PROBLEM REQUIREMENTS:
Restate the full listing word for word and leave the pictures out.
==== PROVIDED MATERIAL
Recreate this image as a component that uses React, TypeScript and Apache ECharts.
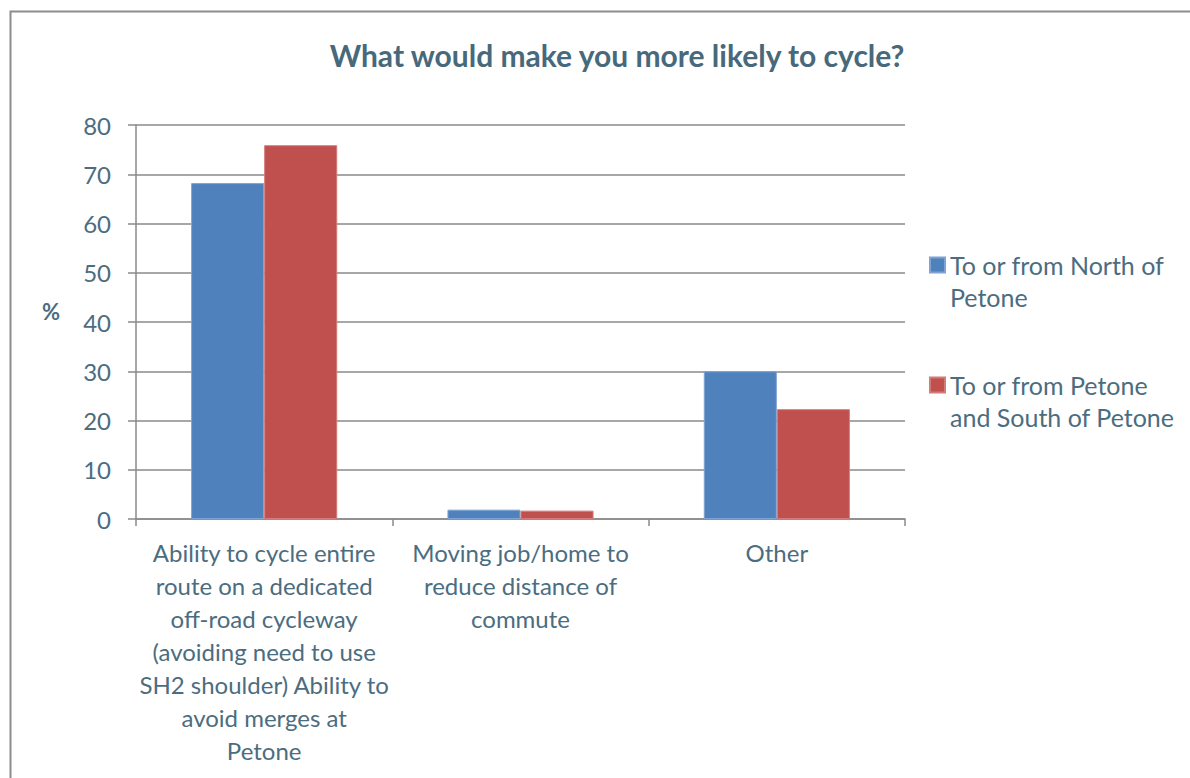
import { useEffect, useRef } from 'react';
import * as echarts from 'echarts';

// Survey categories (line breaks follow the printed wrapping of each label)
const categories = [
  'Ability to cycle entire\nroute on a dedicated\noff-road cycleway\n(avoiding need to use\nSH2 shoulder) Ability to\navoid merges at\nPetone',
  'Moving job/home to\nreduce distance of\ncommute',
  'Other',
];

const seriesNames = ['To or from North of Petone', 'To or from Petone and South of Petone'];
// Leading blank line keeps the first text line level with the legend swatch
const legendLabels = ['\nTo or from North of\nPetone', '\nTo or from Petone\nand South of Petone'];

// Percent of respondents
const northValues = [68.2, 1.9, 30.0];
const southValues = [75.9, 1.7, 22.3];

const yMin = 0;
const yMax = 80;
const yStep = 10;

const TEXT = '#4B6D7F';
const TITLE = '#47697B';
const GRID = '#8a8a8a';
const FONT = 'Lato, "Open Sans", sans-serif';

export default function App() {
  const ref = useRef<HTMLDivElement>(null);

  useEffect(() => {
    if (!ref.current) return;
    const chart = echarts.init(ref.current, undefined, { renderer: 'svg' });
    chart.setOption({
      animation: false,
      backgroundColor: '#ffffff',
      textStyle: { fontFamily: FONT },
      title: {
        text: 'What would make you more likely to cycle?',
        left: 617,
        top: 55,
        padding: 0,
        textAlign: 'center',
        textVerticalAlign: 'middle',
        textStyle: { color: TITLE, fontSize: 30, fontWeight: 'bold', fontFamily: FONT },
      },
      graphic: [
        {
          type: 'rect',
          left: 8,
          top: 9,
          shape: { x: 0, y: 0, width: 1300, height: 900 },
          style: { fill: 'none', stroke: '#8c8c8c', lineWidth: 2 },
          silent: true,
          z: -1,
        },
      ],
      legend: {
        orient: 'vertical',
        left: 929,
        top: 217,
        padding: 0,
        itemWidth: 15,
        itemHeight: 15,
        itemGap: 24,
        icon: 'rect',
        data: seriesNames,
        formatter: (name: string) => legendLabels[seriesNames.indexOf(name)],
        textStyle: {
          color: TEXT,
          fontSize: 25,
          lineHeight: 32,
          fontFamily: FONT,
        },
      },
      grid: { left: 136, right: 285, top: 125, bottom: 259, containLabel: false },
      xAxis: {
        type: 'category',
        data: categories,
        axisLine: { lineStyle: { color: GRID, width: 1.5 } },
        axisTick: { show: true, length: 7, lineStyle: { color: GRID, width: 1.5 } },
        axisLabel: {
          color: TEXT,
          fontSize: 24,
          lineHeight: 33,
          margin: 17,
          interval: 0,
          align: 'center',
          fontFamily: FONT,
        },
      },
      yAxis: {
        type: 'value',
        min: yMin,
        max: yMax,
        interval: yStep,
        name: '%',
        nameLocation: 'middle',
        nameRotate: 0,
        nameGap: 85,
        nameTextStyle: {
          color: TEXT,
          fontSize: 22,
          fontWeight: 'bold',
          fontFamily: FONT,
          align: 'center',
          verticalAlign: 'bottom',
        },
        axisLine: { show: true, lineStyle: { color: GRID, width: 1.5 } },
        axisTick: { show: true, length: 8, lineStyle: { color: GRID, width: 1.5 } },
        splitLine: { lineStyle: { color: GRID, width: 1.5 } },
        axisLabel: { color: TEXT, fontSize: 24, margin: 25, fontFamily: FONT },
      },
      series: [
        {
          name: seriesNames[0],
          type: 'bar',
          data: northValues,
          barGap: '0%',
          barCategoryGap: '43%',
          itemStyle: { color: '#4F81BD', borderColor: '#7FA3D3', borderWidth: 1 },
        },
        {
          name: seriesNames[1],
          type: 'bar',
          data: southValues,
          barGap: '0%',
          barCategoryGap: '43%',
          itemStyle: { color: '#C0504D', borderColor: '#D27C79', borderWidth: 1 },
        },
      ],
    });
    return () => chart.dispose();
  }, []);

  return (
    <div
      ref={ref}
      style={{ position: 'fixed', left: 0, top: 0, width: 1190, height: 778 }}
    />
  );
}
========
THE OUTPUT:
Recreate this image as a component that uses React, TypeScript and Apache ECharts.
import { useEffect, useRef } from 'react';
import * as echarts from 'echarts';

// Survey categories (line breaks follow the printed wrapping of each label)
const categories = [
  'Ability to cycle entire\nroute on a dedicated\noff-road cycleway\n(avoiding need to use\nSH2 shoulder) Ability to\navoid merges at\nPetone',
  'Moving job/home to\nreduce distance of\ncommute',
  'Other',
];

const seriesNames = ['To or from North of Petone', 'To or from Petone and South of Petone'];
// Leading blank line keeps the first text line level with the legend swatch
const legendLabels = ['\nTo or from North of\nPetone', '\nTo or from Petone\nand South of Petone'];

// Percent of respondents
const northValues = [68.2, 1.9, 30.0];
const southValues = [75.9, 1.7, 22.3];

const yMin = 0;
const yMax = 80;
const yStep = 10;

const TEXT = '#4B6D7F';
const TITLE = '#47697B';
const GRID = '#8a8a8a';
const FONT = 'Lato, "Open Sans", sans-serif';

export default function App() {
  const ref = useRef<HTMLDivElement>(null);

  useEffect(() => {
    if (!ref.current) return;
    const chart = echarts.init(ref.current, undefined, { renderer: 'svg' });
    chart.setOption({
      animation: false,
      backgroundColor: '#ffffff',
      textStyle: { fontFamily: FONT },
      title: {
        text: 'What would make you more likely to cycle?',
        left: 617,
        top: 55,
        padding: 0,
        textAlign: 'center',
        textVerticalAlign: 'middle',
        textStyle: { color: TITLE, fontSize: 30, fontWeight: 'bold', fontFamily: FONT },
      },
      graphic: [
        {
          type: 'rect',
          left: 8,
          top: 9,
          shape: { x: 0, y: 0, width: 1300, height: 900 },
          style: { fill: 'none', stroke: '#8c8c8c', lineWidth: 2 },
          silent: true,
          z: -1,
        },
      ],
      legend: {
        orient: 'vertical',
        left: 929,
        top: 217,
        padding: 0,
        itemWidth: 15,
        itemHeight: 15,
        itemGap: 24,
        icon: 'rect',
        data: seriesNames,
        formatter: (name: string) => legendLabels[seriesNames.indexOf(name)],
        textStyle: {
          color: TEXT,
          fontSize: 25,
          lineHeight: 32,
          fontFamily: FONT,
        },
      },
      grid: { left: 136, right: 285, top: 125, bottom: 259, containLabel: false },
      xAxis: {
        type: 'category',
        data: categories,
        axisLine: { lineStyle: { color: GRID, width: 1.5 } },
        axisTick: { show: true, length: 7, lineStyle: { color: GRID, width: 1.5 } },
        axisLabel: {
          color: TEXT,
          fontSize: 24,
          lineHeight: 33,
          margin: 17,
          interval: 0,
          align: 'center',
          fontFamily: FONT,
        },
      },
      yAxis: {
        type: 'value',
        min: yMin,
        max: yMax,
        interval: yStep,
        name: '%',
        nameLocation: 'middle',
        nameRotate: 0,
        nameGap: 85,
        nameTextStyle: {
          color: TEXT,
          fontSize: 22,
          fontWeight: 'bold',
          fontFamily: FONT,
          align: 'center',
          verticalAlign: 'bottom',
        },
        axisLine: { show: true, lineStyle: { color: GRID, width: 1.5 } },
        axisTick: { show: true, length: 8, lineStyle: { color: GRID, width: 1.5 } },
        splitLine: { lineStyle: { color: GRID, width: 1.5 } },
        axisLabel: { color: TEXT, fontSize: 24, margin: 25, fontFamily: FONT },
      },
      series: [
        {
          name: seriesNames[0],
          type: 'bar',
          data: northValues,
          barGap: '0%',
          barCategoryGap: '43%',
          itemStyle: { color: '#4F81BD', borderColor: '#7FA3D3', borderWidth: 1 },
        },
        {
          name: seriesNames[1],
          type: 'bar',
          data: southValues,
          barGap: '0%',
          barCategoryGap: '43%',
          itemStyle: { color: '#C0504D', borderColor: '#D27C79', borderWidth: 1 },
        },
      ],
    });
    return () => chart.dispose();
  }, []);

  return (
    <div
      ref={ref}
      style={{ position: 'fixed', left: 0, top: 0, width: 1190, height: 778 }}
    />
  );
}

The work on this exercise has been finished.